→ SET TASK: Output the material beneath this task exactly, images excluded.

→ GIVEN RECORDS:
━━━━━━━━━━━━━━━━

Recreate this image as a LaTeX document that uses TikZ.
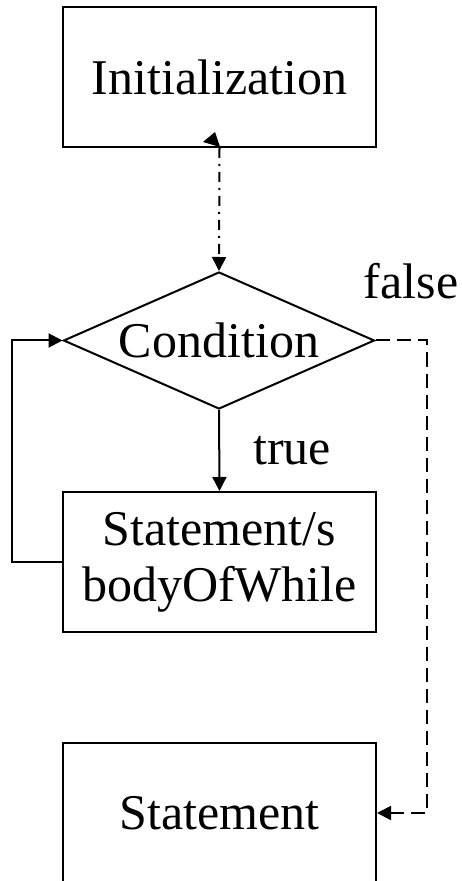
\documentclass[tikz,border=0pt]{standalone}
\usepackage{fontspec}
\setmainfont{Liberation Serif}
\usetikzlibrary{shapes.geometric,arrows.meta,positioning,calc}

\begin{document}
\begin{tikzpicture}[x=0.5pt, y=-0.5pt, line width=1pt,
  every node/.style={font=\fontsize{25}{28}\selectfont},
  box/.style={draw, rectangle, inner sep=0pt, minimum width=156.5pt, minimum height=70pt, align=center},
  decision/.style={draw, diamond, aspect=2.27, inner sep=0pt, minimum width=155.5pt, minimum height=68.5pt},
  lbl/.style={anchor=base, inner sep=0pt},
  tip/.style={-{Triangle[length=7pt,width=7pt]}}]
  \useasboundingbox (0,0) rectangle (461,881);
  \clip (0,0) rectangle (461,881);
  % boxes
  \node[box] (init) at (219.5,77) {Initialization};
  \node[decision] (cond) at (219,340.5) {Condition};
  \node[box] (body) at (219.5,562) {Statement/s\\bodyOfWhile};
  \node[box] (stmt) at (219.5,813) {Statement};
  % labels
  \node[lbl] (truelbl) at (292,464) {true};
  \node[lbl] (falselbl) at (411,299) {false};
  % connectors
  \draw[tip, dash pattern=on 5pt off 3pt on 1pt off 3pt] (init.south) -- (cond.north);
  \fill (215,132) -- (203,142) -- (220,147) -- cycle; % skewed head at the top
  \draw[tip] (cond.south) -- (body.north);
  \draw[tip] (body.west) -- ++(-50,0) |- (cond.west);
  \draw[tip, dash pattern=on 7pt off 3.5pt] (cond.east) -- ++(51,0) |- (stmt.east);
\end{tikzpicture}
\end{document}
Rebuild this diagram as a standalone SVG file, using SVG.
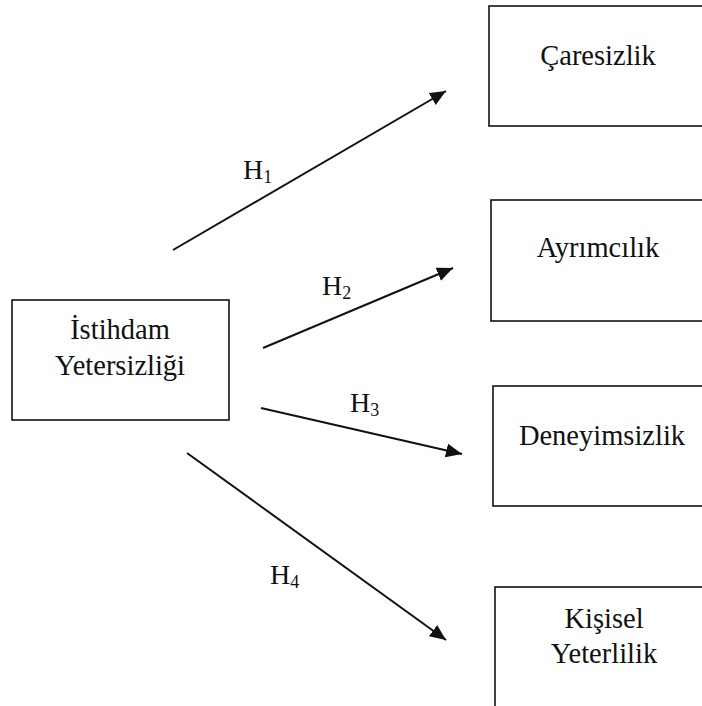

━━━━━━━━━━━━━━━━

→ TASK SOLUTION:
Recreate this image as a LaTeX document that uses TikZ.
\documentclass[tikz,border=0pt]{standalone}
\usepackage{fontspec}
\setmainfont{Liberation Serif}
\usetikzlibrary{shapes.geometric,arrows.meta,positioning,calc}

\begin{document}
\begin{tikzpicture}[x=0.5pt, y=-0.5pt, line width=1pt,
  every node/.style={font=\fontsize{25}{28}\selectfont},
  box/.style={draw, rectangle, inner sep=0pt, minimum width=156.5pt, minimum height=70pt, align=center},
  decision/.style={draw, diamond, aspect=2.27, inner sep=0pt, minimum width=155.5pt, minimum height=68.5pt},
  lbl/.style={anchor=base, inner sep=0pt},
  tip/.style={-{Triangle[length=7pt,width=7pt]}}]
  \useasboundingbox (0,0) rectangle (461,881);
  \clip (0,0) rectangle (461,881);
  % boxes
  \node[box] (init) at (219.5,77) {Initialization};
  \node[decision] (cond) at (219,340.5) {Condition};
  \node[box] (body) at (219.5,562) {Statement/s\\bodyOfWhile};
  \node[box] (stmt) at (219.5,813) {Statement};
  % labels
  \node[lbl] (truelbl) at (292,464) {true};
  \node[lbl] (falselbl) at (411,299) {false};
  % connectors
  \draw[tip, dash pattern=on 5pt off 3pt on 1pt off 3pt] (init.south) -- (cond.north);
  \fill (215,132) -- (203,142) -- (220,147) -- cycle; % skewed head at the top
  \draw[tip] (cond.south) -- (body.north);
  \draw[tip] (body.west) -- ++(-50,0) |- (cond.west);
  \draw[tip, dash pattern=on 7pt off 3.5pt] (cond.east) -- ++(51,0) |- (stmt.east);
\end{tikzpicture}
\end{document}
Rebuild this diagram as a standalone SVG file, using SVG.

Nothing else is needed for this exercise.